## SHORT TASK
Gather all lines containing the string "this" and copy them out.

** start of MATERIAL PROVIDED **

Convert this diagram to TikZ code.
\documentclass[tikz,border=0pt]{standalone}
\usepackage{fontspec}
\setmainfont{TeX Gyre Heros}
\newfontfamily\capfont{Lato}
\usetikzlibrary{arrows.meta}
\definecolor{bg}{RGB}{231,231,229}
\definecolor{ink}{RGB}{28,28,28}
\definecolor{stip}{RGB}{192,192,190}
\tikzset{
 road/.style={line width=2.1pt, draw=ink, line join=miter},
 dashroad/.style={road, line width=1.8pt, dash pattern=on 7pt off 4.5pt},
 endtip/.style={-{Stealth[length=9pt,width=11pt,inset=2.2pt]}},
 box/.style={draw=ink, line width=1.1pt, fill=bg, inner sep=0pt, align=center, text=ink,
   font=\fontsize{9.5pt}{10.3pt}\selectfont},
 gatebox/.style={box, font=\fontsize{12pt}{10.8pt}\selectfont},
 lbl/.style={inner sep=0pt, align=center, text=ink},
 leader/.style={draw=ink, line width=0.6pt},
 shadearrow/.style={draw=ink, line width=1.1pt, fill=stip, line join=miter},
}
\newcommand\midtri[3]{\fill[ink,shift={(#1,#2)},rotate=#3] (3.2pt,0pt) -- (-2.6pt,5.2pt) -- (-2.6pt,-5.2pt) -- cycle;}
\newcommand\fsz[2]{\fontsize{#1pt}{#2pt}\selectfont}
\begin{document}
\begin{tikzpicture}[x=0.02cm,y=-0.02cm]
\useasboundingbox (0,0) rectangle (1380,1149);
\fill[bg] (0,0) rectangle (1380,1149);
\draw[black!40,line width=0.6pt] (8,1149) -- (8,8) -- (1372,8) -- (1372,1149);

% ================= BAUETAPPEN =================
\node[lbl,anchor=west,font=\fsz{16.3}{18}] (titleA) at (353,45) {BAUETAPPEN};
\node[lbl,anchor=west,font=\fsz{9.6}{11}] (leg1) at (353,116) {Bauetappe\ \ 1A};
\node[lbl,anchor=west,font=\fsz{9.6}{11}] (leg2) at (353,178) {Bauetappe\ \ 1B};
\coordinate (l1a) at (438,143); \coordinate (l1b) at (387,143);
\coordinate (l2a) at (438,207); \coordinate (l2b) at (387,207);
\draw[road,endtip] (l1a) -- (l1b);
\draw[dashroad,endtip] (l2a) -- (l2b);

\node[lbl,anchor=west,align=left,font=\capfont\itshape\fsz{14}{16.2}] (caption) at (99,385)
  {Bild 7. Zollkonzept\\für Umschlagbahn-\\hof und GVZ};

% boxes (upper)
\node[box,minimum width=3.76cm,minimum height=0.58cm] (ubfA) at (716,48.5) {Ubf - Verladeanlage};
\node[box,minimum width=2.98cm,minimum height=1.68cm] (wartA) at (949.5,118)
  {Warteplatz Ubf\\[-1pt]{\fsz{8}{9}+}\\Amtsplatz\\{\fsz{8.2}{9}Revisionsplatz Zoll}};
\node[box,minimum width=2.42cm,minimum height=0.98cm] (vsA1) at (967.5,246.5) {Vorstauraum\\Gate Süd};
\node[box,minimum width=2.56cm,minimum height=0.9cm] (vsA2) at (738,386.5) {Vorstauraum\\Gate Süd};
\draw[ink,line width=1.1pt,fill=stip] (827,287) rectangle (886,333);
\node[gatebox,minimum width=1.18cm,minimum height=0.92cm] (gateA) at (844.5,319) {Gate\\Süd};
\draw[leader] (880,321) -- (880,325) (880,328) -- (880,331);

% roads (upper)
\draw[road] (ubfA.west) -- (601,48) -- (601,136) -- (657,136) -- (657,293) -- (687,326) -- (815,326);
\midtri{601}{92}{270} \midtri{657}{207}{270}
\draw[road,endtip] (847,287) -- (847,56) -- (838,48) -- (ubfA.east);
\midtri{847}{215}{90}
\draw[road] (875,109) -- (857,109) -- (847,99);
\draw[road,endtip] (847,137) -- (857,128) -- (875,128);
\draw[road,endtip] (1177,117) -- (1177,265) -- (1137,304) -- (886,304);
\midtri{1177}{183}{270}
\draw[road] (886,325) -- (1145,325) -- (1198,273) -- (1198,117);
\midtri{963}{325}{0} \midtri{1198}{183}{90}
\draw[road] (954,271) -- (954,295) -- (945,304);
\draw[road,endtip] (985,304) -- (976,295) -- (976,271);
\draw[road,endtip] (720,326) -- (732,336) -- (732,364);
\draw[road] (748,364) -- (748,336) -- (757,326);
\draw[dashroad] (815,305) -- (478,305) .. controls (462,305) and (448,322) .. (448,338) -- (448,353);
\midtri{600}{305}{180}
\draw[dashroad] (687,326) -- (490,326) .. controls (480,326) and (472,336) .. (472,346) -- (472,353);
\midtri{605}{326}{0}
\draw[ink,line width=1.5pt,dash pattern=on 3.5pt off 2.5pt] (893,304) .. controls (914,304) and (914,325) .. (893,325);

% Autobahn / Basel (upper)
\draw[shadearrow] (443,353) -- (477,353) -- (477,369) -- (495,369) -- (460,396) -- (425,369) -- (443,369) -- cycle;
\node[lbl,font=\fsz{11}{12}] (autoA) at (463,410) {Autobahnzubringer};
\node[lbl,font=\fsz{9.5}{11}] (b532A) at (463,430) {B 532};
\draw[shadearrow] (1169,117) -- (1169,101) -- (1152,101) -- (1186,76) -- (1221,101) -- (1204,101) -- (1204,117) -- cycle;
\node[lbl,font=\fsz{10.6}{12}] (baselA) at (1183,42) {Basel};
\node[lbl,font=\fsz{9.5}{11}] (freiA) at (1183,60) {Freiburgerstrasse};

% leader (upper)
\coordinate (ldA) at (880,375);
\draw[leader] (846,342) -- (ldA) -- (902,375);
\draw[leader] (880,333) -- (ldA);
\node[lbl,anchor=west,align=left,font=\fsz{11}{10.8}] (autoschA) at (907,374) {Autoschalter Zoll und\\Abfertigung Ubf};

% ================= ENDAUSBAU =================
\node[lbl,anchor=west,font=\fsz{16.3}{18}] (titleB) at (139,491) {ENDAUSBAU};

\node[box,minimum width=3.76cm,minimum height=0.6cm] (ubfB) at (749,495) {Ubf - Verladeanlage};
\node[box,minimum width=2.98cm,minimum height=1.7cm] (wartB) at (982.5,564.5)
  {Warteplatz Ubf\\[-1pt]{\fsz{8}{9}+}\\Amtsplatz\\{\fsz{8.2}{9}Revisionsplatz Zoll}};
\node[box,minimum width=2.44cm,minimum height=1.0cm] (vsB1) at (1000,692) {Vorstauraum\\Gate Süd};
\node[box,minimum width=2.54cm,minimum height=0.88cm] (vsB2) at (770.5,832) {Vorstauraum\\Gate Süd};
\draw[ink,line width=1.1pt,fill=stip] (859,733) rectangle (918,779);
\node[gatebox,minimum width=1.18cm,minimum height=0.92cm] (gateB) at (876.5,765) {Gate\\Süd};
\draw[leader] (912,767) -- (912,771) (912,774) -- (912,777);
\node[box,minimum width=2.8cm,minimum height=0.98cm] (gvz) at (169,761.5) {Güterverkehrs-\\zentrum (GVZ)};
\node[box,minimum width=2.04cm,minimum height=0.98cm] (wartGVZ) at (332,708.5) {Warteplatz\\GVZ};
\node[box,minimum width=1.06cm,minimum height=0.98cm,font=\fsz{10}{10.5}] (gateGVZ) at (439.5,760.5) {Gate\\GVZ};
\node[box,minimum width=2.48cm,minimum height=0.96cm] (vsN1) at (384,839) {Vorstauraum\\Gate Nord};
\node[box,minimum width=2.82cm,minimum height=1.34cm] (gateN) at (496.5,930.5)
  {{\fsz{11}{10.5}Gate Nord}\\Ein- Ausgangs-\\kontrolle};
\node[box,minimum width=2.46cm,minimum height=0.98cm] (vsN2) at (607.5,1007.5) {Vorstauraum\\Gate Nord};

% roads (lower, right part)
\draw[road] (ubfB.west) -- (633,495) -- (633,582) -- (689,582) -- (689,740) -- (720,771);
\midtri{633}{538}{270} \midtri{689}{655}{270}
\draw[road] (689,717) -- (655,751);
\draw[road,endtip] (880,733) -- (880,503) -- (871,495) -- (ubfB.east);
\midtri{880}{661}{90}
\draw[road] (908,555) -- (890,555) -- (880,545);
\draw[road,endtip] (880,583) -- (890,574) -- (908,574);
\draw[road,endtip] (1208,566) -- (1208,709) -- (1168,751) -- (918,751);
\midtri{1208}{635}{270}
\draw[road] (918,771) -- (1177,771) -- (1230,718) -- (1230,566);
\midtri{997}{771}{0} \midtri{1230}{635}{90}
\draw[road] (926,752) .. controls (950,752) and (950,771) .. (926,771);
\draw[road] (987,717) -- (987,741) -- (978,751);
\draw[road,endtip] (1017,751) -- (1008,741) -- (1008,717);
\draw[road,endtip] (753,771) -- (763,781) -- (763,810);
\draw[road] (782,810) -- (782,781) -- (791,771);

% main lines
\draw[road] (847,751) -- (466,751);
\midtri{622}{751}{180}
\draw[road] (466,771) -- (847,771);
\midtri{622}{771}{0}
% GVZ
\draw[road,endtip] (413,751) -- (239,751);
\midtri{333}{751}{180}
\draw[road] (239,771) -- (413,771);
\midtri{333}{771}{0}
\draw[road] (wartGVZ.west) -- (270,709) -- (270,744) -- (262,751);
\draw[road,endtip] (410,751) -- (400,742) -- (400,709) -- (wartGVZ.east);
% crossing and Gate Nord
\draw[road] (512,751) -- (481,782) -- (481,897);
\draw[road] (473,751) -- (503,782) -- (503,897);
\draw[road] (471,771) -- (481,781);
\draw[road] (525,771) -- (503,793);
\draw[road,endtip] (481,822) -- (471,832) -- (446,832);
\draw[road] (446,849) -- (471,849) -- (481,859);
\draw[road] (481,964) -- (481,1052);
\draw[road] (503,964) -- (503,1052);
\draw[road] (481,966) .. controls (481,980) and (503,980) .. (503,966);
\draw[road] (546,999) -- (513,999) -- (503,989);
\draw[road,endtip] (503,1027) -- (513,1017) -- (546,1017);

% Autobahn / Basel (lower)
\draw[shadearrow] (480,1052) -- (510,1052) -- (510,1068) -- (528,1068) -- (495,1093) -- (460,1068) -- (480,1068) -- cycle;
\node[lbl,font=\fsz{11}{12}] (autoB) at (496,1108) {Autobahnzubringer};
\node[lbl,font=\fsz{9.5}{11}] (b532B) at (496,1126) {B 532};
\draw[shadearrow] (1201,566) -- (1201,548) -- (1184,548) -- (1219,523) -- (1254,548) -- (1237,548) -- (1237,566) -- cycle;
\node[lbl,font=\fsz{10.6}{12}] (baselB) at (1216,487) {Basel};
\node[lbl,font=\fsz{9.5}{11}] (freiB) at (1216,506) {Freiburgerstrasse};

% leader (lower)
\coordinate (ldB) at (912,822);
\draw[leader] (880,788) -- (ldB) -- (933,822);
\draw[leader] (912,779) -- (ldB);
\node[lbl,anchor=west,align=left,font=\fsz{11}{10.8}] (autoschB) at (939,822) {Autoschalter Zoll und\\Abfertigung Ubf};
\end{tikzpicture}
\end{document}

** end of MATERIAL PROVIDED **
** start of MATERIAL PROVIDED **

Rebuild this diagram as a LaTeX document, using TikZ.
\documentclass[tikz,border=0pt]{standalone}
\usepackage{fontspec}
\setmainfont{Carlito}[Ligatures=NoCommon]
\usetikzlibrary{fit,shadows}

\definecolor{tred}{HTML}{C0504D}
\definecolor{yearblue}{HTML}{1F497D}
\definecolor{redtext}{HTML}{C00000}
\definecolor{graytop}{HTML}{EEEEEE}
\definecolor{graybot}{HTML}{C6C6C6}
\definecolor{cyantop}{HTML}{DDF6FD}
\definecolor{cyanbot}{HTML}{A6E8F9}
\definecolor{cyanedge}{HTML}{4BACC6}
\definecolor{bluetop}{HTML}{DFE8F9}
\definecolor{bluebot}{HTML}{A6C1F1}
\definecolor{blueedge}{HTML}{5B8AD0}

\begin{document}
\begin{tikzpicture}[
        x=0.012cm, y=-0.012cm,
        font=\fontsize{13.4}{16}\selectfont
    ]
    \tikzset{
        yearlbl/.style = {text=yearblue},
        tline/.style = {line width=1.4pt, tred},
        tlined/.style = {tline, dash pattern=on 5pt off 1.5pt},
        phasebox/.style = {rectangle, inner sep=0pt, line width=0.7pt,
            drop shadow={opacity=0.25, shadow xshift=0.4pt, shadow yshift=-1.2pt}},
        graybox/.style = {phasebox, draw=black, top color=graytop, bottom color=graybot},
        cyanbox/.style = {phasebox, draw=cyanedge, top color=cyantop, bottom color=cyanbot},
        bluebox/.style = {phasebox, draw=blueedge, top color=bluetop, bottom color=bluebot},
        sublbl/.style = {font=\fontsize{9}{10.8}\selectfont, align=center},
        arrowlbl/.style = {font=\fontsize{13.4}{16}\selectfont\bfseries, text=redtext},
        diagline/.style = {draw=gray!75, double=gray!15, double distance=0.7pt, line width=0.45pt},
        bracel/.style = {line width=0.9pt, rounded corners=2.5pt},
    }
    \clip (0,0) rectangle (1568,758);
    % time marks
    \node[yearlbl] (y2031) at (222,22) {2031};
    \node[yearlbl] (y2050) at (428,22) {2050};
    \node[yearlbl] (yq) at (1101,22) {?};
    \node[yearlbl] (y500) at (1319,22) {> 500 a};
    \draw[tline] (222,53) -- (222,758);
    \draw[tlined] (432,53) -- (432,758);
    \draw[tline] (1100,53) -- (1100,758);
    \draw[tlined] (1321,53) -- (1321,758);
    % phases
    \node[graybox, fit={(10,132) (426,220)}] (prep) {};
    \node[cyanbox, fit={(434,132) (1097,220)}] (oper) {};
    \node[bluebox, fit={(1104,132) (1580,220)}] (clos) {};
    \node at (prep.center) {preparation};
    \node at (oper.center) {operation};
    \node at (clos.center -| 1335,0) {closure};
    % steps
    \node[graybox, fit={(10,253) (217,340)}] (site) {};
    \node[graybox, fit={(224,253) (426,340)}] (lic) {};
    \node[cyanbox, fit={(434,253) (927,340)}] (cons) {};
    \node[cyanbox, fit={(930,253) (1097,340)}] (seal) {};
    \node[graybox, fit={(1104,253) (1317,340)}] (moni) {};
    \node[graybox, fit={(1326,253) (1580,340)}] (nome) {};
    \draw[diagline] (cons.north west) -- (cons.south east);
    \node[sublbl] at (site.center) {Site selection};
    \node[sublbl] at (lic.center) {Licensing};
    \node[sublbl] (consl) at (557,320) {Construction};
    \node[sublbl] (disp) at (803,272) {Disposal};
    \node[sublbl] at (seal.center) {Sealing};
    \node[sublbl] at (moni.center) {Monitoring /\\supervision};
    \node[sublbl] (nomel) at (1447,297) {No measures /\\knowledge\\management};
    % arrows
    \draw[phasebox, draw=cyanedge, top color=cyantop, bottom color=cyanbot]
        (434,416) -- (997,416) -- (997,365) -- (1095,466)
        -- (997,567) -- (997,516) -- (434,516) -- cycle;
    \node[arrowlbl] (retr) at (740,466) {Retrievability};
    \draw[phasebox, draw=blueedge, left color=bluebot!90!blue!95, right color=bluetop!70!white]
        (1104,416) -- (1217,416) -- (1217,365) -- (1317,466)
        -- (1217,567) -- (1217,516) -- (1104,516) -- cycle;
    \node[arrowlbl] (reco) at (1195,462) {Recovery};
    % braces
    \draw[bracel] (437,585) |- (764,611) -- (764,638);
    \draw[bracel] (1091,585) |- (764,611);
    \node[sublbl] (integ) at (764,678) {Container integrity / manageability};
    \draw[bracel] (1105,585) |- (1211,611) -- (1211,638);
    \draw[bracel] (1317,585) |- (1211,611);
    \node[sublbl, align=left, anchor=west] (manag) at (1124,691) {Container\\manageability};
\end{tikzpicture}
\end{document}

** end of MATERIAL PROVIDED **

## COMPLETE OUTPUT
Convert this diagram to TikZ code.
Rebuild this diagram as a LaTeX document, using TikZ.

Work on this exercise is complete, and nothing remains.